Your car breaks down and needs $500 worth of repairs. You take an unexpected trip to the emergency room and need to shell out cash out-of-pocket to cover the procedure. You suddenly lose your job and find yourself without a steady stream of income for the foreseeable future.

If any of the aforementioned scenarios have happened to you, then you likely don't need to be lectured about the importance of an emergency fund. Unfortunately, many young people can't say the same. A March survey from found that nearly half of millennials don't think they could scrape up $2,000 to cover the cost of an emergency. They're not the only offenders: A December 2015 survey from found that 62% of Americans across all age groups don't have $1,000 saved up, and 21% don't have a savings account at all.
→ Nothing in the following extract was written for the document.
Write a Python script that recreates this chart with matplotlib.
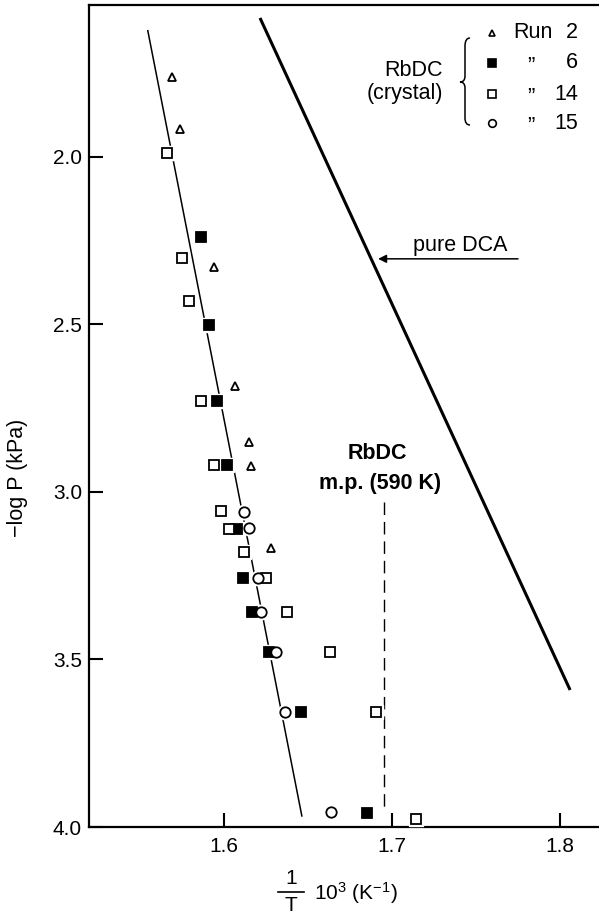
import matplotlib
matplotlib.use("Agg")
import matplotlib.pyplot as plt
from matplotlib.lines import Line2D
from matplotlib.path import Path
from matplotlib.patches import PathPatch

plt.rcParams.update({
    "font.family": ["Liberation Sans", "DejaVu Sans"],
    "mathtext.fontset": "custom",
    "mathtext.rm": "Liberation Sans",
    "mathtext.it": "Liberation Sans:italic",
    "mathtext.bf": "Liberation Sans:bold",
})

# RbDC crystal vapour-pressure runs: x = 1/T * 10^3 (1/K), y = -log P (kPa)
run2_x = [1.569, 1.574, 1.594, 1.6065, 1.615, 1.616, 1.628]
run2_y = [1.761, 1.916, 2.328, 2.684, 2.851, 2.922, 3.167]

run6_x = [1.5863, 1.591, 1.596, 1.602, 1.6076, 1.6115, 1.6165, 1.627, 1.6457, 1.685]
run6_y = [2.240, 2.501, 2.728, 2.919, 3.110, 3.257, 3.357, 3.479, 3.658, 3.957]

run14_x = [1.5663, 1.575, 1.5792, 1.5861, 1.5942, 1.5982, 1.603, 1.6121,
           1.625, 1.6373, 1.6631, 1.6905, 1.7141]
run14_y = [1.989, 2.302, 2.431, 2.728, 2.919, 3.057, 3.110, 3.180,
           3.258, 3.357, 3.479, 3.658, 3.976]

run15_x = [1.6121, 1.6149, 1.6201, 1.622, 1.6308, 1.6363, 1.6637]
run15_y = [3.061, 3.108, 3.257, 3.357, 3.479, 3.658, 3.954]

# straight lines
fit_x = [1.5546, 1.6463]
fit_y = [1.623, 3.967]
dca_x = [1.6214, 1.806]
dca_y = [1.585, 3.591]
mp_x = 1000 / 590
mp_y = [3.03, 3.94]

xticks = [1.6, 1.7, 1.8]
yticks = [2.0, 2.5, 3.0, 3.5, 4.0]

W, H = 599, 921


def px(x, y):
    # pixel position (y down) -> figure fraction
    return x / W, 1 - y / H


fig = plt.figure(figsize=(W / 100, H / 100), dpi=100)
ax = fig.add_axes([89 / W, 1 - 827 / H, 1 - 89 / W, 822 / H])

ax.plot(fit_x, fit_y, color="black", lw=1.1, zorder=2)
ax.plot(dca_x, dca_y, color="black", lw=2.2, solid_capstyle="butt", zorder=2)
ax.plot([mp_x, mp_x], mp_y, color="black", lw=1.0, linestyle=(0, (9, 5)), zorder=2)

series = [
    (run2_x, run2_y, "^", "white", 6.0),
    (run6_x, run6_y, "s", "black", 7.0),
    (run14_x, run14_y, "s", "white", 7.0),
    (run15_x, run15_y, "o", "white", 7.5),
]
# white halo first so the fitted line breaks around the points
for xs, ys, m, fc, ms in series:
    ax.plot(xs, ys, linestyle="none", marker=m, ms=ms + 3, mfc="white",
            mec="white", zorder=3)
for xs, ys, m, fc, ms in series:
    ax.plot(xs, ys, linestyle="none", marker=m, ms=ms, mfc=fc,
            mec="black", mew=1.3, zorder=4)

ax.set_xlim(1.5196, 1.8232)
ax.set_ylim(4.0, 1.5463)
ax.set_xticks(xticks)
ax.set_xticklabels([f"{t:.1f}" for t in xticks])
ax.set_yticks(yticks)
ax.set_yticklabels([f"{t:.1f}" for t in yticks])
ax.tick_params(direction="in", length=10, width=1.5, labelsize=15)
ax.tick_params(axis="x", pad=7)
ax.tick_params(axis="y", pad=5)
ax.spines["right"].set_visible(False)
for s in ["left", "top", "bottom"]:
    ax.spines[s].set_linewidth(1.6)

ax.set_ylabel("\u2212log P (kPa)", fontsize=15.5)
ax.yaxis.set_label_coords((28 - 89) / 510, (827 - 478) / 822)

# x label drawn as a stacked fraction 1/T followed by 10^3 (K^-1)
fig.text(*px(291, 878), "1", fontsize=15, ha="center", va="center")
fig.add_artist(Line2D([px(278, 0)[0], px(304, 0)[0]], [px(0, 892)[1]] * 2,
                      transform=fig.transFigure, color="black", lw=1.2))
fig.text(*px(291, 905), "T", fontsize=15, ha="center", va="center")
fig.text(*px(314, 893), r"10$^{3}$ (K$^{-1}$)", fontsize=15, ha="left", va="center")

# pure DCA arrow
ax.annotate("", xy=(1.6917, 2.304), xytext=(1.775, 2.304),
            arrowprops=dict(arrowstyle="-|>", lw=1.1, color="black",
                            mutation_scale=12, shrinkA=0, shrinkB=0))
ax.text(1.7405, 2.263, "pure DCA", fontsize=15.5, ha="center", va="center")

# melting point label
ax.text(1.6915, 2.885, "RbDC", fontsize=15.5, fontweight="bold", ha="center", va="center")
ax.text(1.6927, 2.975, "m.p. (590 K)", fontsize=15.5, fontweight="bold",
        ha="center", va="center")

# key
fig.text(*px(443, 70), "RbDC", fontsize=15.5, ha="right", va="center")
fig.text(*px(443, 94), "(crystal)", fontsize=15.5, ha="right", va="center")

brace = [(470, 38), (465, 38), (465, 46), (465, 76), (465, 82), (460, 82),
         (465, 82), (465, 88), (465, 118), (465, 125), (470, 125)]
codes = [Path.MOVETO, Path.CURVE3, Path.CURVE3, Path.LINETO, Path.CURVE3, Path.CURVE3,
         Path.CURVE3, Path.CURVE3, Path.LINETO, Path.CURVE3, Path.CURVE3]
fig.add_artist(PathPatch(Path([px(x, y) for x, y in brace], codes),
                         transform=fig.transFigure, fill=False, lw=1.1, color="black"))

key_rows = [("^", "white", 5.0, 33, "2"), ("s", "black", 5.5, 63, "6"),
            ("s", "white", 5.5, 94, "14"), ("o", "white", 5.5, 123, "15")]
for i, (m, fc, ms, yy, num) in enumerate(key_rows):
    fx, fy = px(492, yy)
    fig.add_artist(Line2D([fx], [fy], transform=fig.transFigure, marker=m, ms=ms,
                          mfc=fc, mec="black", mew=1.2, linestyle="none"))
    if i == 0:
        fig.text(*px(513, yy), "Run", fontsize=15.5, ha="left", va="center")
    else:
        fig.text(*px(531, yy + 3), "\u201d", fontsize=16, ha="center", va="center")
    fig.text(*px(578, yy), num, fontsize=15.5, ha="right", va="center")

fig.savefig("out.png", dpi=100)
That's bad news considering that we at Money have reported that almost 80% of Americans will experience a financial emergency at some point in their lives.

So how do you figure out what constitutes an emergency fund for you? Start by tallying up your monthly expenses: rent, utility bills, car insurance, food, and any debt like student loans or credit card balances that you need to pay down (see Day No. 18 for help getting a handle on your debt). If you've never thought about an emergency fund before, the best way to start is by squirreling away enough to cover the current month's worth of expenses. That way if you find yourself in unexpected financial straits, you'll be able to stay afloat for at least the time being.

But don't stop there—if you can afford it. You'll want to make your ultimate goal to save three to six months' worth of living expenses, which should be able to float you until you find a new job in the event you're laid off. Of course, there's no reason to stop even once you've achieved that milestone, especially if you work in a field where your income can fluctuate from year to year. In that case, you should aim for an even bigger cushion.

Don't think you can afford to save up that much money right now? The good news is any little bit helps: Even putting $20 into your fund each month is better than nothing.

It might be helpful to treat saving as you would paying off any other bill. Put aside a set amount of money in your savings account on each payday. If you don't think you have the financial willpower to follow through, set up your direct deposit so a portion of your paycheck is automatically transferred to your savings account every time you're paid.

And whether we like it or not, emergencies will happen, so once you dip into your fund, start to replenish it as soon as you can.